Retype exactly the lines from the first one through the line with "plot[smooth, tension=0.5] coordinates", including both ends; skip any pictures.
**** Dataset content ****
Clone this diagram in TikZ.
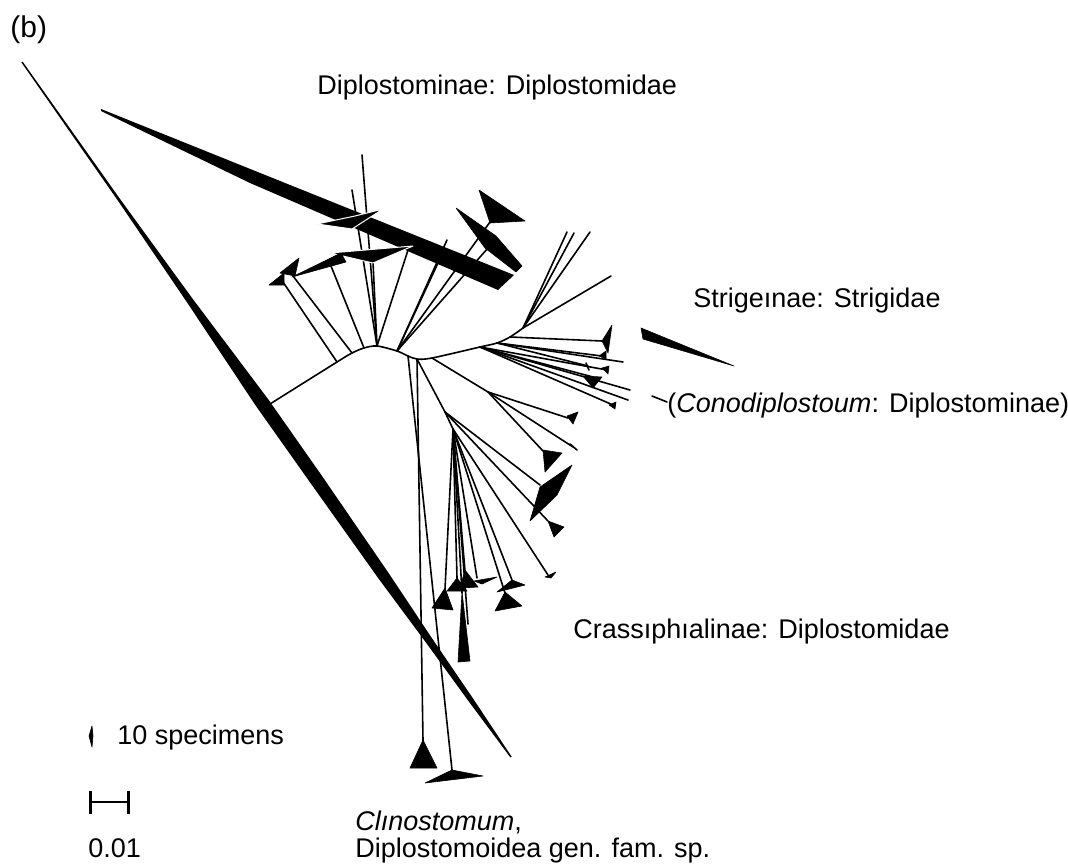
\documentclass[tikz,border=0pt]{standalone}
\usepackage{fontspec}
\setmainfont{Liberation Sans}
\begin{document}
\begin{tikzpicture}[x=0.5pt,y=-0.5pt]
\tikzset{
  br/.style={line width=0.8pt, line cap=round},
  blob/.style={fill=black, draw=black, line width=0.3pt, line join=round},
  wblob/.style={fill=black, draw=white, line width=0.5pt, line join=round},
  sbar/.style={line width=1.2pt},
  lab/.style={anchor=base west, inner sep=0pt, font=\fontsize{13.5}{16}\selectfont},
}
\useasboundingbox (0,0) rectangle (1068,866);

% ---------- long diagonal branch (wedge) ----------
\fill (22.6,61.6) -- (120.9,200.2) -- (191.9,297.8) -- (268.5,399.7) -- (322.1,476.1)
  -- (389.1,573.8) -- (431.2,637.1) -- (474.1,700.1) -- (511.6,756.6)
  -- (510.4,757.4) -- (469.7,702.7) -- (424.6,640.7) -- (378.7,578.8)
  -- (309.7,481.9) -- (255.7,405.6) -- (186.5,301.6) -- (118.7,201.8) -- (21.4,62.4) -- cycle;

% ---------- backbone ----------
\coordinate (r0) at (270,404);
\coordinate (a1) at (337,362);
\coordinate (a2) at (352,353);
\coordinate (a3) at (364,348);
\coordinate (tp) at (377,346);
\coordinate (a4) at (397,351);
\coordinate (a5) at (408,356);
\coordinate (a6) at (417,359);
\coordinate (a7) at (432,358);
\coordinate (s1) at (480,347);
\coordinate (s2) at (497,343);
\coordinate (s3) at (510,337);
\coordinate (s4) at (523,328);
\draw[br] plot[smooth, tension=0.5] coordinates {(r0) (a1) (a2) (a3) (tp) (a4) (a5) (a6) (a7) (s1) (s2) (s3) (s4)};

% ---------- Diplostominae ----------
\coordinate (d1) at (283,282);
\coordinate (d2) at (293,276);
\coordinate (d4) at (331,266);
\coordinate (d5) at (373,262);
\coordinate (d6) at (362,155);
\coordinate (d7) at (352,190);
\coordinate (d8) at (409,247);
\coordinate (d9) at (447,240);
\coordinate (d10) at (438,263);
\coordinate (d11) at (488,248);
\coordinate (d12) at (490,222);
\draw[br] (a1) -- (d1);
\draw[br] (a2) -- (d2);
\draw[br] (a3) -- (d4);
\draw[br] (tp) -- (d5);
\draw[br] (tp) -- (d6);
\draw[br] (tp) -- (d7);
\draw[br] (tp) -- (d8);
\draw[br] (a4) -- (d9);
\draw[br] (a4) -- (d10);
\draw[br] (a4) -- (d11);
\draw[br] (a4) -- (d12);
% big bar
\fill (101,109) -- (514,275) -- (498,290) -- (250,183) -- (101,111) -- cycle;
\path[wblob] (317,224) -- (355,216) -- (383,209) -- (352,229) -- cycle;
\path[wblob] (330,253) -- (413,246) -- (373,263) -- cycle;
\path[blob] (269,285) -- (284,273) -- (284,285) -- cycle;
\path[blob] (280,273) -- (299,258) -- (295,276) -- cycle;
\path[blob] (292,277) -- (341,253) -- (346,262) -- cycle;
\path[blob] (479,190) -- (525,221) -- (490,223) -- cycle;
\path[blob] (456,208) -- (496,236) -- (522,266) -- (516,272) -- (485,248) -- cycle;

% ---------- Strigeinae ----------
\coordinate (e1) at (567,232);
\coordinate (e2) at (574,233);
\coordinate (e3) at (590,232);
\coordinate (e4) at (611,276);
\coordinate (e5) at (602,341);
\coordinate (e6) at (623,362);
\coordinate (e7) at (602,356);
\coordinate (e8) at (588,366);
\coordinate (e9) at (607,370);
\coordinate (e10) at (593,377);
\coordinate (e11) at (630,390);
\coordinate (e12) at (628,400);
\coordinate (e13) at (613,405);
\draw[br] (s4) -- (e1);
\draw[br] (s4) -- (e2);
\draw[br] (s4) -- (e3);
\draw[br] (s4) -- (e4);
\draw[br] (s3) -- (e5);
\draw[br] (s2) -- (e6);
\draw[br] (s2) -- (e7);
\draw[br] (s2) -- (e8);
\draw[br] (s1) -- (e9);
\draw[br] (s1) -- (e10);
\draw[br] (s1) -- (e11);
\draw[br] (s1) -- (e12);
\draw[br] (s1) -- (e13);
\path[blob] (612,325) -- (602,341) -- (608,353) -- cycle;
\path[blob] (599,356) -- (606,351) -- (606,359) -- cycle;
\draw[br] (586,363) -- (589,370);
\path[blob] (602,368) -- (609,366) -- (608,374) -- cycle;
\path[blob] (583,376) -- (602,377) -- (593,388) -- cycle;
\path[blob] (609,405) -- (616,402) -- (615,409) -- cycle;
\path[blob] (641,328) -- (734,366) -- (643,339) -- cycle;
\coordinate (cd1) at (652,396);
\coordinate (cd2) at (667,402);
\draw[br] (cd1) -- (cd2);

% ---------- Crassiphialinae ----------
\coordinate (n1) at (445,412);
\coordinate (n1b) at (453,429);
\coordinate (n2) at (488,392);
\draw[br] (a6) -- (n1);
\draw[br] (n1) -- (n1b);
\draw[br] (a7) -- (n2);
\coordinate (f1) at (568,418);
\coordinate (f2) at (573,447);
\coordinate (f3) at (543,451);
\coordinate (f4) at (540,485);
\coordinate (f5) at (548,521);
\coordinate (f6) at (548,575);
\coordinate (f7) at (512,580);
\coordinate (f8) at (505,593);
\coordinate (f9) at (477,578);
\coordinate (f10) at (465,571);
\coordinate (f11) at (457,578);
\coordinate (f12) at (445,589);
\coordinate (f13) at (462,593);
\coordinate (f14) at (468,624);
\draw[br] (n2) -- (f1);
\draw[br] (n2) -- (f2);
\draw[br] (n2) -- (f3);
\draw[br] (n1) -- (f4);
\draw[br] (n1) -- (f5);
\draw[br] (n1b) -- (f6);
\draw[br] (n1b) -- (f7);
\draw[br] (n1b) -- (f8);
\draw[br] (n1b) -- (f9);
\draw[br] (n1b) -- (f10);
\draw[br] (n1b) -- (f11);
\draw[br] (n1b) -- (f12);
\draw[br] (n1b) -- (f13);
\draw[br] (n1b) -- (f14);
\path[blob] (567,416) -- (578,412) -- (573,424) -- cycle;
\draw[br] (570,444) -- (577,450);
\path[blob] (543,450) -- (562,453) -- (545,472) -- cycle;
\path[blob] (572,465) -- (557,495) -- (530,521) -- (540,487) -- cycle;
\path[blob] (548,521) -- (564,527) -- (554,537) -- cycle;
\path[blob] (545,577) -- (556,572) -- (551,578) -- cycle;
\path[blob] (497,592) -- (512,580) -- (525,585) -- cycle;
\path[blob] (495,611) -- (505,592) -- (522,606) -- cycle;
\path[blob] (474,581) -- (497,577) -- (482,584) -- cycle;
\path[blob] (460,588) -- (465,570) -- (478,587) -- cycle;
\path[blob] (447,591) -- (457,578) -- (467,591) -- cycle;
\path[blob] (432,608) -- (445,588) -- (453,610) -- cycle;
\path[blob] (462,592) -- (470,661) -- (458,662) -- cycle;

% ---------- Clinostomum ----------
\coordinate (c1) at (423,741);
\coordinate (c2) at (452,770);
\draw[br] (a6) -- (c1);
\draw[br] (a5) -- (c2);
\path[blob] (423,740) -- (410,768) -- (437,768) -- cycle;
\path[blob] (425,783) -- (452,770) -- (483,776) -- cycle;

% ---------- legend ----------
\path[blob] (92,726) -- (89,736) -- (92,747) -- (93,736) -- cycle;
\coordinate (sb1) at (90.5,802);
\coordinate (sb2) at (128.5,802);
\draw[sbar] (sb1) -- (sb2);
\draw[sbar] ([yshift=5.5pt]sb1) -- ([yshift=-6pt]sb1);
\draw[sbar] ([yshift=5.5pt]sb2) -- ([yshift=-6pt]sb2);

% ---------- labels ----------
\node[lab, font=\fontsize{15}{18}\selectfont] (lb) at (10,38) {(b)};
\node[lab] (ldip) at (317,95) {Diplostominae: Diplostomidae};
\node[lab] (lstr) at (693,307) {Strigeınae: Strigidae};
\node[lab] (lcon) at (667,412) {(\textit{Conodiplostoum}: Diplostominae)};
\node[lab] (lcra) at (573,638) {Crassıphıalinae: Diplostomidae};
\node[lab] (lspec) at (117,744) {10 specimens};
\node[lab] (lsc) at (88,857) {0.01};
\node[lab] (lcl1) at (355,830) {\textit{Clınostomum},};
\node[lab] (lcl2) at (355,857) {Diplostomoidea gen. fam. sp.};
\end{tikzpicture}
\end{document}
****
Exercise answer:
Clone this diagram in TikZ.
\documentclass[tikz,border=0pt]{standalone}
\usepackage{fontspec}
\setmainfont{Liberation Sans}
\begin{document}
\begin{tikzpicture}[x=0.5pt,y=-0.5pt]
\tikzset{
  br/.style={line width=0.8pt, line cap=round},
  blob/.style={fill=black, draw=black, line width=0.3pt, line join=round},
  wblob/.style={fill=black, draw=white, line width=0.5pt, line join=round},
  sbar/.style={line width=1.2pt},
  lab/.style={anchor=base west, inner sep=0pt, font=\fontsize{13.5}{16}\selectfont},
}
\useasboundingbox (0,0) rectangle (1068,866);

% ---------- long diagonal branch (wedge) ----------
\fill (22.6,61.6) -- (120.9,200.2) -- (191.9,297.8) -- (268.5,399.7) -- (322.1,476.1)
  -- (389.1,573.8) -- (431.2,637.1) -- (474.1,700.1) -- (511.6,756.6)
  -- (510.4,757.4) -- (469.7,702.7) -- (424.6,640.7) -- (378.7,578.8)
  -- (309.7,481.9) -- (255.7,405.6) -- (186.5,301.6) -- (118.7,201.8) -- (21.4,62.4) -- cycle;

% ---------- backbone ----------
\coordinate (r0) at (270,404);
\coordinate (a1) at (337,362);
\coordinate (a2) at (352,353);
\coordinate (a3) at (364,348);
\coordinate (tp) at (377,346);
\coordinate (a4) at (397,351);
\coordinate (a5) at (408,356);
\coordinate (a6) at (417,359);
\coordinate (a7) at (432,358);
\coordinate (s1) at (480,347);
\coordinate (s2) at (497,343);
\coordinate (s3) at (510,337);
\coordinate (s4) at (523,328);
\draw[br] plot[smooth, tension=0.5] coordinates {(r0) (a1) (a2) (a3) (tp) (a4) (a5) (a6) (a7) (s1) (s2) (s3) (s4)};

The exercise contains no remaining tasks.